§ **Exercise**: Locate the word "with" in the entries below, then gather every line that holds it.

====== Exercise materials ======

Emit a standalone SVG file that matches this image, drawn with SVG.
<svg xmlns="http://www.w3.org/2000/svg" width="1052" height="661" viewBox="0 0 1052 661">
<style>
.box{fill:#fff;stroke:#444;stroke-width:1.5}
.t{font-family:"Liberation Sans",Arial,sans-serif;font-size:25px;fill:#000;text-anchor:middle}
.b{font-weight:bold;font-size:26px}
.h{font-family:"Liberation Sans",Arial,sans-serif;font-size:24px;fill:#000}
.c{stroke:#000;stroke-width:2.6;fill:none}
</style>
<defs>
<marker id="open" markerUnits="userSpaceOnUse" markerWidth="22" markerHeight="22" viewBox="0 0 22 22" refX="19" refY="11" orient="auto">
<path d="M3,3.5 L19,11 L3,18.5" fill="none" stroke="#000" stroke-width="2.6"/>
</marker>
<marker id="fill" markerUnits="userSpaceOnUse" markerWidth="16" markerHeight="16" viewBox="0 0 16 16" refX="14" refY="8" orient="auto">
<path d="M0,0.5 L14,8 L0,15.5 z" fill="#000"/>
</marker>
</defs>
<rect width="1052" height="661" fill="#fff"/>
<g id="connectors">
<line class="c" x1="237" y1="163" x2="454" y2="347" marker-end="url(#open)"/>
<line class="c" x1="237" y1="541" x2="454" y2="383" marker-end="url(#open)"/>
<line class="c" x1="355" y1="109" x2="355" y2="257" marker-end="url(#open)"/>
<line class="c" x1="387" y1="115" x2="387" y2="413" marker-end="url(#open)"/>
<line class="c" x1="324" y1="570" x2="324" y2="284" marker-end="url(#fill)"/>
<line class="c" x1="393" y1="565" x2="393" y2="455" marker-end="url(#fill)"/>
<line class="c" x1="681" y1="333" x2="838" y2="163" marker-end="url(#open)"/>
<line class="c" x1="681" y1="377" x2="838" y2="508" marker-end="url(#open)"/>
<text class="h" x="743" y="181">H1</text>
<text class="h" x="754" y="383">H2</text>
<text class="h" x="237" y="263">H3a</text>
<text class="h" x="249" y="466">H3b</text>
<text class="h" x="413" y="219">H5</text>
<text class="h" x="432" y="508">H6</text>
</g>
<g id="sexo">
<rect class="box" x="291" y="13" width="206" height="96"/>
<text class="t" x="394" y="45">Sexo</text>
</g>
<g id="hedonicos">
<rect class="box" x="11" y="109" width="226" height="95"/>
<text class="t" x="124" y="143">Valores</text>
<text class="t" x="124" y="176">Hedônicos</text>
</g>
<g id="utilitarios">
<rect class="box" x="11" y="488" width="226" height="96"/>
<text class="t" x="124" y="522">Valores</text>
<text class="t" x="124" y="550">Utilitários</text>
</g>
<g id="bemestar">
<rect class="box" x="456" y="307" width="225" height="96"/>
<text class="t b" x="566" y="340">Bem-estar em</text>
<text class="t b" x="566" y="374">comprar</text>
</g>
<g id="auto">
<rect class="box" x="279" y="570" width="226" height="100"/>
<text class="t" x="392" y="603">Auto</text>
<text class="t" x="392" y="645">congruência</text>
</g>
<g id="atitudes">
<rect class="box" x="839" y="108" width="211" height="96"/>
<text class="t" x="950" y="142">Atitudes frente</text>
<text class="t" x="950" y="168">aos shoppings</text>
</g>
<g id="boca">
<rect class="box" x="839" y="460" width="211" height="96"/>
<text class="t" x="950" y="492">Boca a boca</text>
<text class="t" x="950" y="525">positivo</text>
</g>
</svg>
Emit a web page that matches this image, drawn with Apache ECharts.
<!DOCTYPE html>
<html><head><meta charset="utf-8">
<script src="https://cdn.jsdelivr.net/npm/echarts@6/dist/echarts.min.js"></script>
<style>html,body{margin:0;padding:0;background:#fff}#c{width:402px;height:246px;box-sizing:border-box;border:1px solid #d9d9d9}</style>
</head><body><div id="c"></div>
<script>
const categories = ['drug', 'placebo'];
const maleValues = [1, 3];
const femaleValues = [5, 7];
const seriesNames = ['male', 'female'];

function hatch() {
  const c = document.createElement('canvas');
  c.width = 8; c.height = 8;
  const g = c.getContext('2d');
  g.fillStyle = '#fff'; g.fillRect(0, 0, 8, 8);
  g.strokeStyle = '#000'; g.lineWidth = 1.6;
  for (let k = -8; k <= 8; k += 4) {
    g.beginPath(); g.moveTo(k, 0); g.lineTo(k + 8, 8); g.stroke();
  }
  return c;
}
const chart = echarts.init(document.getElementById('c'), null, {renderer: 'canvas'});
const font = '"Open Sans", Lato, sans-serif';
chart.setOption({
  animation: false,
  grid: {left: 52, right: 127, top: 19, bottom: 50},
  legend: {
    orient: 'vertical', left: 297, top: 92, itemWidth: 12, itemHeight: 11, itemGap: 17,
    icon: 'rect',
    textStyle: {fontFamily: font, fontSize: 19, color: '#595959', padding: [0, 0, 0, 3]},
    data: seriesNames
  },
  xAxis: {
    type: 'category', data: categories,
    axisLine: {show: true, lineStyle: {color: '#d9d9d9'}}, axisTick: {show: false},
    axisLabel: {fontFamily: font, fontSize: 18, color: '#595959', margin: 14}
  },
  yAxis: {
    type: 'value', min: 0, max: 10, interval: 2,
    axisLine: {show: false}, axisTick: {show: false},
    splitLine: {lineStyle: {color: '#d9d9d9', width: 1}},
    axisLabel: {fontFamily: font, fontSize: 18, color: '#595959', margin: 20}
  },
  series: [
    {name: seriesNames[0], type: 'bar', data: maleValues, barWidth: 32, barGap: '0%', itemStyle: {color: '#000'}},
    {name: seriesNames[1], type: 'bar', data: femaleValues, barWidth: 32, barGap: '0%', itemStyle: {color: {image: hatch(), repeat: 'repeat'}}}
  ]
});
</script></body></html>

======
====== Exercise materials ======

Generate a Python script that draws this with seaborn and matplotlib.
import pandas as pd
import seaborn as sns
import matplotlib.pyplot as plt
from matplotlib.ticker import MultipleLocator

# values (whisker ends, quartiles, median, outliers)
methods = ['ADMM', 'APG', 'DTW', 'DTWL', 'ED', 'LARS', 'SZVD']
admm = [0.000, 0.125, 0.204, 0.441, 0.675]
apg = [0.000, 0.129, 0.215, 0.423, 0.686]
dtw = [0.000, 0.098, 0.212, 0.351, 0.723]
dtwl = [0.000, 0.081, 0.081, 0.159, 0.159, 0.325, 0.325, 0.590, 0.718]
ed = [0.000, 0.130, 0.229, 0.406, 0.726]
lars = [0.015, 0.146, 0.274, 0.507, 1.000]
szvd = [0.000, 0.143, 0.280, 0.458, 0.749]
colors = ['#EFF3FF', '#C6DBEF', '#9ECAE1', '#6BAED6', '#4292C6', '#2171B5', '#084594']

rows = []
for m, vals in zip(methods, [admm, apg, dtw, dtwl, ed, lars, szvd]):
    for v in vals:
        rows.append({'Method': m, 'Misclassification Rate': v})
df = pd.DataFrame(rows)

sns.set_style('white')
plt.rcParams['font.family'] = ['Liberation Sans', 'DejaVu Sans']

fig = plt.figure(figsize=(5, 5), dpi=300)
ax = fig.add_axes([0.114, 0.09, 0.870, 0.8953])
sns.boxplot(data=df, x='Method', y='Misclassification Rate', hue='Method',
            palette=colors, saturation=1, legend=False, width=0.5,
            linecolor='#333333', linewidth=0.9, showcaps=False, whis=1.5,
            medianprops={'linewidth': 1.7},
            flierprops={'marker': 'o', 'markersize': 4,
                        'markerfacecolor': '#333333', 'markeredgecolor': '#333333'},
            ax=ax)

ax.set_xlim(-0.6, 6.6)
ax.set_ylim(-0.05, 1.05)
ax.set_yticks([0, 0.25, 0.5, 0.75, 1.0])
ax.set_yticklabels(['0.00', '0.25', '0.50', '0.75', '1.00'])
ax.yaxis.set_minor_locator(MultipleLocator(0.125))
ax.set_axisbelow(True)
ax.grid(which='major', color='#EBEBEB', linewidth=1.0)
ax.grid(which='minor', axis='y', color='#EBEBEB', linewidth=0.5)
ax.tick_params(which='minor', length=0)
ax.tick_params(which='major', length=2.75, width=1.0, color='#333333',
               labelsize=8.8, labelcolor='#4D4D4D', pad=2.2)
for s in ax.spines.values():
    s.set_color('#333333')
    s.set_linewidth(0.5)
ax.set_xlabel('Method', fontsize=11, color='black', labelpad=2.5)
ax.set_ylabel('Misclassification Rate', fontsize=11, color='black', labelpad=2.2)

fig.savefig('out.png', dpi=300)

======
====== Exercise materials ======

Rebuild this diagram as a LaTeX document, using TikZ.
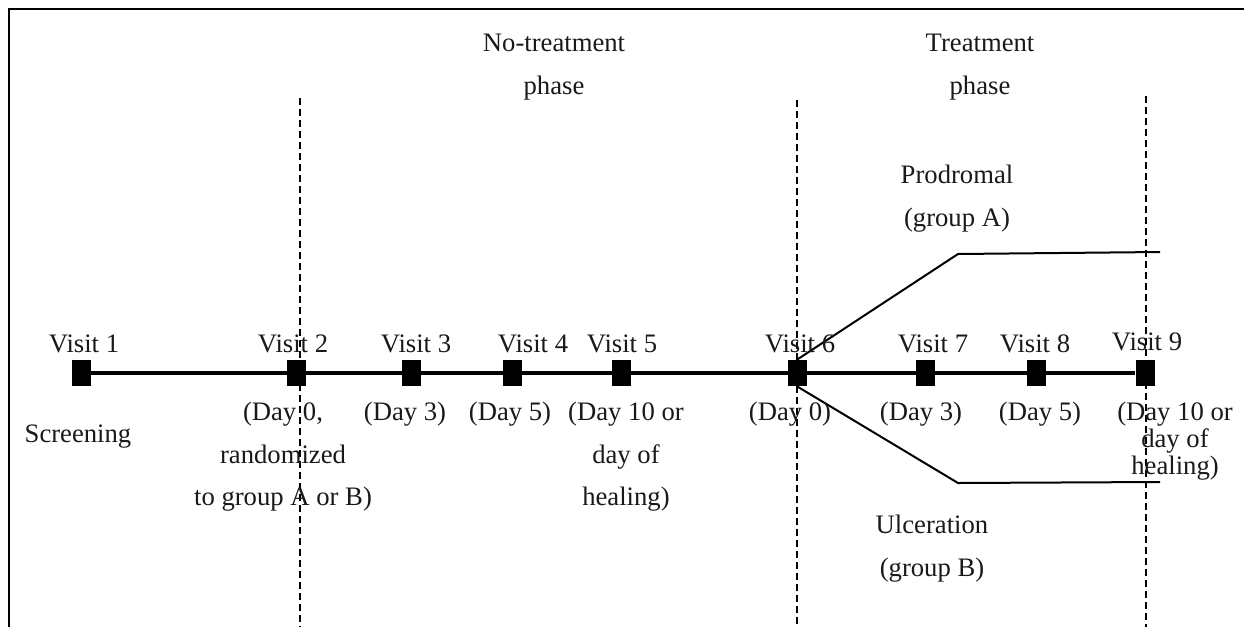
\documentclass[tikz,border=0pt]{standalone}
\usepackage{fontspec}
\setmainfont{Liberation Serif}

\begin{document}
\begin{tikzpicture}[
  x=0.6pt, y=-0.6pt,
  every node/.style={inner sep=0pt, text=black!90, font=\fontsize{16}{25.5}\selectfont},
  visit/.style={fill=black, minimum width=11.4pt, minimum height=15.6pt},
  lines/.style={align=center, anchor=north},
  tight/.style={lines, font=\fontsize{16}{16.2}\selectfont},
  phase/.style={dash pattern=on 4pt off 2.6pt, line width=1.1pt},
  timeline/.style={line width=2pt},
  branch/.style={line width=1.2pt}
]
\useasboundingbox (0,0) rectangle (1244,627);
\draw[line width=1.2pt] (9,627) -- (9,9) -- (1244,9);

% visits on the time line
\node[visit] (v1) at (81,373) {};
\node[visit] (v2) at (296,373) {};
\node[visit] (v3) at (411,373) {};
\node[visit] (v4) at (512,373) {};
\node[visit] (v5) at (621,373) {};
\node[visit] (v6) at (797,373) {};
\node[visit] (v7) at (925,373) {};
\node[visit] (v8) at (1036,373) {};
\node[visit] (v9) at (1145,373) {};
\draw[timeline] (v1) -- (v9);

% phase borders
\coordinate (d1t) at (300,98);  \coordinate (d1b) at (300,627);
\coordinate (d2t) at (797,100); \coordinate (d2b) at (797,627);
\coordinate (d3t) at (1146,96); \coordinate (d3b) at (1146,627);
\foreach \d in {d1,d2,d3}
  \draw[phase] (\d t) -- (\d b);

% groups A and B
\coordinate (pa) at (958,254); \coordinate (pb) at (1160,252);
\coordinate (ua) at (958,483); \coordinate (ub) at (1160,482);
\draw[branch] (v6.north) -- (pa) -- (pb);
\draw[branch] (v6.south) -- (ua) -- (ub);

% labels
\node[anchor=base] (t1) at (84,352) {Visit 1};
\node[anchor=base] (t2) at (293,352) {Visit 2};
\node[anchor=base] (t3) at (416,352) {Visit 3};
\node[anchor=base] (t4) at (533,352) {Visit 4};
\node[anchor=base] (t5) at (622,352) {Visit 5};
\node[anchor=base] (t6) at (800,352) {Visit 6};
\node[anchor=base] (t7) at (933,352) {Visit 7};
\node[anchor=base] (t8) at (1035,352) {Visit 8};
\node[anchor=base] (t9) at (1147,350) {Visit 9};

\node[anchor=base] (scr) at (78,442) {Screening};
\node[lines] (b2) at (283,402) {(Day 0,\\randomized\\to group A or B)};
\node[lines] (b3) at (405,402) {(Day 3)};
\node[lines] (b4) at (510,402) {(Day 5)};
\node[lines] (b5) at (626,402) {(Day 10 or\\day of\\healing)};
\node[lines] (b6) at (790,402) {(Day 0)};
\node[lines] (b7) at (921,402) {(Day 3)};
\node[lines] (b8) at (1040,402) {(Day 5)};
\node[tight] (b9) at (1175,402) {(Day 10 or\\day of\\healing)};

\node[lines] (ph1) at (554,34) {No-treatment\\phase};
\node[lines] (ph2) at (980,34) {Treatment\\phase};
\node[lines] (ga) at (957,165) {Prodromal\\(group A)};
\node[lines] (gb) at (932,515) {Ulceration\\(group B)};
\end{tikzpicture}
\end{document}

======

§ **Full output**:
Emit a standalone SVG file that matches this image, drawn with SVG.
Emit a web page that matches this image, drawn with Apache ECharts.
Generate a Python script that draws this with seaborn and matplotlib.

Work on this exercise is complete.